Esta é a mágica da ficção: no meio
das diferenças particulares entre
grupos, ela inventa experiências singulares que revelam a humanidade
que é comum a todos, protagonistas
e leitores. A ficção de uma vida diferente da minha me ajuda a descobrir
o que há de humano em mim.
Há uma outra idéia, menos comum, segundo a qual a vida da gente
pode (e talvez deva) ser vivida como
uma narração. Não tanto para que
ela se transforme num roteiro mirabolante, mas para que nosso cotidiano (por humilde e banal que seja) assuma uma relevância e uma intensidade que o tornem digno de ser vivido. Não fica claro? Faça a experiência: passe três horas de seu dia
acompanhando suas ações de sempre, seus pensamentos, seus encontros e suas rotinas com uma narração mental detalhada, como se você
fosse o protagonista de um romance
que está sendo escrito enquanto você age. Que o resultado seja um atormentado monólogo interior ou uma
seca descrição, de qualquer forma,
seu mundo (externo e interno) será
transformado.
Se você prolongar a experiência
(redigindo um diário, em forma de
blog ou num caderno, pouco importa), a narração passará a comandar
sua vida: aos poucos, suas escolhas
serão decididas em função do texto
que você está escrevendo. Critérios
estéticos ("como fica isso na história?") acabarão se misturando com
os critérios éticos pelos quais, até
então, você se norteava.
"Viva sua vida como se ela fosse o
objeto de um romance" é um imperativo moral estranho e eficiente,
embora nem sempre seguro (e às vezes, aliás, francamente perigoso).

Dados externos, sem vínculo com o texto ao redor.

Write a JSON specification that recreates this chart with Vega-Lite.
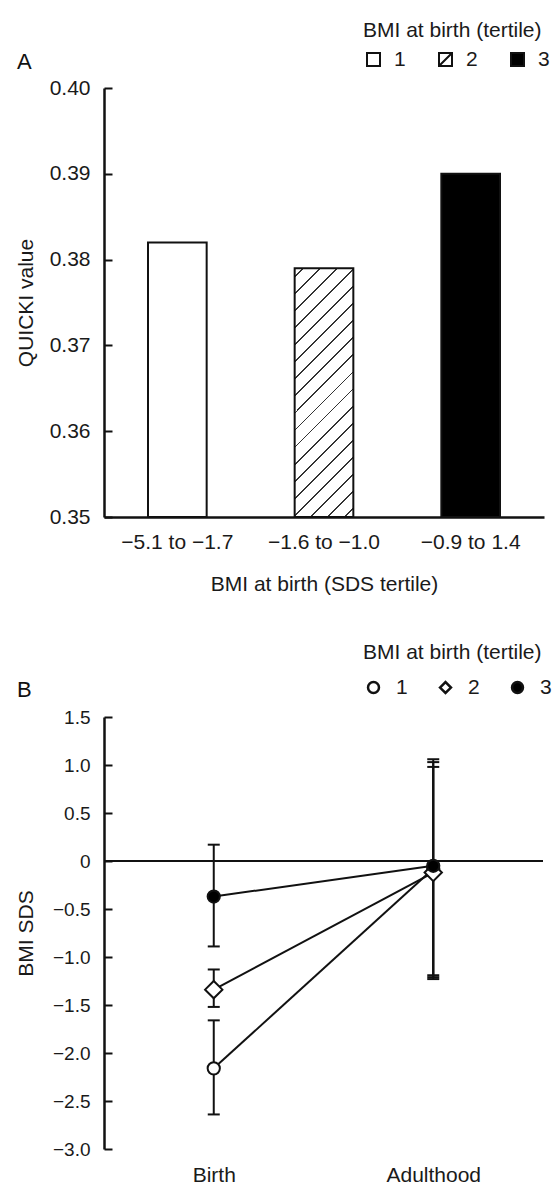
{
  "$schema": "https://vega.github.io/schema/vega-lite/v6.json",
  "padding": {"left": 15, "top": 20, "right": 0, "bottom": 0},
  "autosize": {"type": "pad"},
  "bounds": "flush",
  "spacing": 200,
  "config": {
    "font": "Liberation Sans",
    "view": {"stroke": null},
    "axis": {"grid": false, "labelColor": "#1a1a1a", "titleColor": "#1a1a1a", "domainColor": "#111111", "tickColor": "#111111", "labelFont": "Liberation Sans", "titleFont": "Liberation Sans", "titleFontWeight": "normal"},
    "legend": {"titleFontWeight": "normal", "padding": 0, "titleColor": "#1a1a1a", "labelColor": "#1a1a1a", "titleFont": "Liberation Sans", "labelFont": "Liberation Sans"},
    "title": {"fontWeight": "normal", "color": "#111111", "font": "Liberation Sans"}
  },
  "resolve": {"scale": {"fill": "independent", "shape": "independent"}, "legend": {"fill": "independent", "shape": "independent"}},
  "vconcat": [
    {
      "width": 440,
      "height": 429,
      "title": {"text": "A", "anchor": "start", "frame": "group", "fontSize": 22, "dx": -87, "dy": 54, "offset": 0},
      "data": {"values": [
        {"range": "−5.1 to −1.7", "tertile": "1", "quicki": 0.382},
        {"range": "−1.6 to −1.0", "tertile": "2", "quicki": 0.379},
        {"range": "−0.9 to 1.4", "tertile": "3", "quicki": 0.390}
      ]},
      "layer": [
        {
          "mark": {"type": "bar", "stroke": "#111111", "strokeWidth": 2},
          "encoding": {
            "x": {"field": "range", "type": "nominal", "sort": null, "title": "BMI at birth (SDS tertile)",
              "scale": {"paddingInner": 0.6, "paddingOuter": 0.3},
              "axis": {"labelAngle": 0, "ticks": false, "domainWidth": 2.5, "labelFontSize": 21, "labelPadding": 14, "titleFontSize": 21, "titlePadding": 21}},
            "y": {"field": "quicki", "type": "quantitative", "title": "QUICKI value",
              "scale": {"domain": [0.35, 0.40], "nice": false, "zero": false},
              "axis": {"values": [0.35, 0.36, 0.37, 0.38, 0.39, 0.40], "format": ".2f", "tickSize": -8, "tickWidth": 2, "domainWidth": 2.5, "labelFontSize": 21, "labelPadding": 22, "titleFontSize": 21, "titleX": -68, "titleY": 214.5}},
            "y2": {"datum": 0.35},
            "fill": {"field": "tertile", "type": "nominal",
              "scale": {"domain": ["1", "2", "3"], "range": ["#ffffff", "#ffffff", "#000000"]},
              "legend": {"orient": "none", "legendX": 259, "legendY": -68, "direction": "horizontal", "title": "BMI at birth (tertile)", "titleFontSize": 21, "titlePadding": 8, "labelFontSize": 21, "labelOffset": 10, "columnPadding": 29, "symbolSize": 169, "symbolStrokeWidth": 2, "symbolOpacity": 1},
              "condition": {"test": "datum.tertile === '2'", "value":
                {"gradient": "linear", "x1": 0, "y1": 0, "x2": 0.2761, "y2": 1.1707, "stops": [
                  {"offset": 0, "color": "#ffffff"},
                  {"offset": 0.0248, "color": "#ffffff"}, {"offset": 0.0248, "color": "#333333"}, {"offset": 0.0308, "color": "#333333"}, {"offset": 0.0308, "color": "#ffffff"},
                  {"offset": 0.0803, "color": "#ffffff"}, {"offset": 0.0803, "color": "#333333"}, {"offset": 0.0863, "color": "#333333"}, {"offset": 0.0863, "color": "#ffffff"},
                  {"offset": 0.1358, "color": "#ffffff"}, {"offset": 0.1358, "color": "#333333"}, {"offset": 0.1418, "color": "#333333"}, {"offset": 0.1418, "color": "#ffffff"},
                  {"offset": 0.1913, "color": "#ffffff"}, {"offset": 0.1913, "color": "#333333"}, {"offset": 0.1973, "color": "#333333"}, {"offset": 0.1973, "color": "#ffffff"},
                  {"offset": 0.2468, "color": "#ffffff"}, {"offset": 0.2468, "color": "#333333"}, {"offset": 0.2528, "color": "#333333"}, {"offset": 0.2528, "color": "#ffffff"},
                  {"offset": 0.3023, "color": "#ffffff"}, {"offset": 0.3023, "color": "#333333"}, {"offset": 0.3083, "color": "#333333"}, {"offset": 0.3083, "color": "#ffffff"},
                  {"offset": 0.3578, "color": "#ffffff"}, {"offset": 0.3578, "color": "#333333"}, {"offset": 0.3638, "color": "#333333"}, {"offset": 0.3638, "color": "#ffffff"},
                  {"offset": 0.4133, "color": "#ffffff"}, {"offset": 0.4133, "color": "#333333"}, {"offset": 0.4193, "color": "#333333"}, {"offset": 0.4193, "color": "#ffffff"},
                  {"offset": 0.4688, "color": "#ffffff"}, {"offset": 0.4688, "color": "#333333"}, {"offset": 0.4748, "color": "#333333"}, {"offset": 0.4748, "color": "#ffffff"},
                  {"offset": 0.5243, "color": "#ffffff"}, {"offset": 0.5243, "color": "#333333"}, {"offset": 0.5303, "color": "#333333"}, {"offset": 0.5303, "color": "#ffffff"},
                  {"offset": 0.5798, "color": "#ffffff"}, {"offset": 0.5798, "color": "#333333"}, {"offset": 0.5858, "color": "#333333"}, {"offset": 0.5858, "color": "#ffffff"},
                  {"offset": 0.6353, "color": "#ffffff"}, {"offset": 0.6353, "color": "#333333"}, {"offset": 0.6413, "color": "#333333"}, {"offset": 0.6413, "color": "#ffffff"},
                  {"offset": 0.6908, "color": "#ffffff"}, {"offset": 0.6908, "color": "#333333"}, {"offset": 0.6968, "color": "#333333"}, {"offset": 0.6968, "color": "#ffffff"},
                  {"offset": 0.7463, "color": "#ffffff"}, {"offset": 0.7463, "color": "#333333"}, {"offset": 0.7523, "color": "#333333"}, {"offset": 0.7523, "color": "#ffffff"},
                  {"offset": 0.8018, "color": "#ffffff"}, {"offset": 0.8018, "color": "#333333"}, {"offset": 0.8078, "color": "#333333"}, {"offset": 0.8078, "color": "#ffffff"},
                  {"offset": 0.8573, "color": "#ffffff"}, {"offset": 0.8573, "color": "#333333"}, {"offset": 0.8633, "color": "#333333"}, {"offset": 0.8633, "color": "#ffffff"},
                  {"offset": 0.9128, "color": "#ffffff"}, {"offset": 0.9128, "color": "#333333"}, {"offset": 0.9188, "color": "#333333"}, {"offset": 0.9188, "color": "#ffffff"},
                  {"offset": 0.9683, "color": "#ffffff"}, {"offset": 0.9683, "color": "#333333"}, {"offset": 0.9743, "color": "#333333"}, {"offset": 0.9743, "color": "#ffffff"},
                  {"offset": 1, "color": "#ffffff"}]}}
            }
          }
        },
        {
          "transform": [{"filter": "false"}],
          "mark": {"type": "point", "filled": true, "stroke": "#111111", "strokeWidth": 2},
          "encoding": {
            "x": {"field": "range", "type": "nominal", "sort": null, "title": "BMI at birth (SDS tertile)"},
            "y": {"field": "quicki", "type": "quantitative", "title": "QUICKI value"},
            "shape": {"field": "tertile", "type": "nominal",
              "scale": {"domain": ["1", "2", "3"], "range": ["square", "M-1,-1L1,-1L1,1L-1,1ZM-1,1L1,-1", "square"]},
              "legend": {"orient": "none", "legendX": 259, "legendY": -68, "direction": "horizontal", "title": "BMI at birth (tertile)", "titleFontSize": 21, "titlePadding": 8, "labelFontSize": 21, "labelOffset": 10, "columnPadding": 29, "symbolSize": 169, "symbolStrokeWidth": 2, "symbolOpacity": 1}}
          }
        }
      ]
    },
    {
      "width": 439,
      "height": 432,
      "title": {"text": "B", "anchor": "start", "frame": "group", "fontSize": 22, "dx": -87, "dy": 60, "offset": 0},
      "data": {"values": [
        {"time": "Birth", "tertile": "1", "mean": -2.16, "lo": -2.64, "hi": -1.66},
        {"time": "Birth", "tertile": "2", "mean": -1.34, "lo": -1.52, "hi": -1.13},
        {"time": "Birth", "tertile": "3", "mean": -0.37, "lo": -0.89, "hi": 0.17},
        {"time": "Adulthood", "tertile": "1", "mean": -0.08, "lo": -1.21, "hi": 1.03},
        {"time": "Adulthood", "tertile": "2", "mean": -0.12, "lo": -1.23, "hi": 0.98},
        {"time": "Adulthood", "tertile": "3", "mean": -0.05, "lo": -1.19, "hi": 1.06}
      ]},
      "encoding": {
        "x": {"field": "time", "type": "nominal", "sort": ["Birth", "Adulthood"],
          "scale": {"type": "point", "padding": 0.5, "domain": ["Birth", "Adulthood"]},
          "axis": {"title": null, "domain": false, "ticks": false, "labelAngle": 0, "labelFontSize": 21, "labelPadding": 15}}
      },
      "layer": [
        {"mark": {"type": "rule", "stroke": "#111111", "strokeWidth": 2},
         "encoding": {"x": null, "y": {"datum": 0, "type": "quantitative", "title": "BMI SDS"}}},
        {"mark": {"type": "line", "stroke": "#111111", "strokeWidth": 2},
         "encoding": {"y": {"field": "mean", "type": "quantitative", "title": "BMI SDS",
            "scale": {"domain": [-3, 1.5], "nice": false, "zero": false},
            "axis": {"values": [-3, -2.5, -2, -1.5, -1, -0.5, 0, 0.5, 1, 1.5], "labelExpr": "datum.value === 0 ? '0' : format(datum.value, '.1f')", "tickSize": -8, "tickWidth": 2, "domainWidth": 2.5, "labelFontSize": 19, "labelPadding": 22, "titleFontSize": 21, "titleX": -68, "titleY": 216}},
          "detail": {"field": "tertile"}}},
        {"mark": {"type": "rule", "stroke": "#111111", "strokeWidth": 2},
         "encoding": {"y": {"field": "lo", "type": "quantitative", "title": "BMI SDS"}, "y2": {"field": "hi"}}},
        {"mark": {"type": "tick", "color": "#111111", "size": 12, "thickness": 2, "opacity": 1},
         "encoding": {"y": {"field": "lo", "type": "quantitative", "title": "BMI SDS"}}},
        {"mark": {"type": "tick", "color": "#111111", "size": 12, "thickness": 2, "opacity": 1},
         "encoding": {"y": {"field": "hi", "type": "quantitative", "title": "BMI SDS"}}},
        {"mark": {"type": "point", "filled": true, "stroke": "#111111", "strokeWidth": 2, "opacity": 1},
         "encoding": {
           "y": {"field": "mean", "type": "quantitative", "title": "BMI SDS"},
           "shape": {"field": "tertile", "type": "nominal", "scale": {"domain": ["1", "2", "3"], "range": ["circle", "diamond", "circle"]},
             "legend": {"orient": "none", "legendX": 259, "legendY": -75, "direction": "horizontal", "title": "BMI at birth (tertile)", "titleFontSize": 21, "titlePadding": 14, "labelFontSize": 21, "labelOffset": 12, "columnPadding": 27, "symbolSize": 120, "symbolStrokeWidth": 2.5, "symbolOpacity": 1}},
           "fill": {"field": "tertile", "type": "nominal", "scale": {"domain": ["1", "2", "3"], "range": ["#ffffff", "#ffffff", "#000000"]},
             "legend": {"orient": "none", "legendX": 259, "legendY": -75, "direction": "horizontal", "title": "BMI at birth (tertile)", "titleFontSize": 21, "titlePadding": 14, "labelFontSize": 21, "labelOffset": 12, "columnPadding": 27, "symbolSize": 120, "symbolStrokeWidth": 2.5, "symbolOpacity": 1}},
           "size": {"condition": {"test": "datum.tertile === '2'", "value": 300}, "value": 150}
         }}
      ]
    }
  ]
}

Num momento do filme de Marc
Forster, o protagonista aceita que a
narradora escreva sua morte (e o
condene, portanto, a morrer), pois
esse parece ser, naquela altura, o
desfecho adequado da história. Essa
atitude do protagonista leva a escritora a observar que, na verdade, a
gente deveria preservar a vida de um
homem que é capaz de aceitar a
morte para que sua história possa
ser contada da melhor maneira possível. É um pequeno paradoxo (ético
ou estético, difícil dizer) que merece
reflexão.
Enfim, se perpetuei e transmiti o
respeito de meus pais pelas ficções é
porque elas me parecem ser a maior
e melhor fonte não de nossas normas morais, mas de nosso pensamento moral.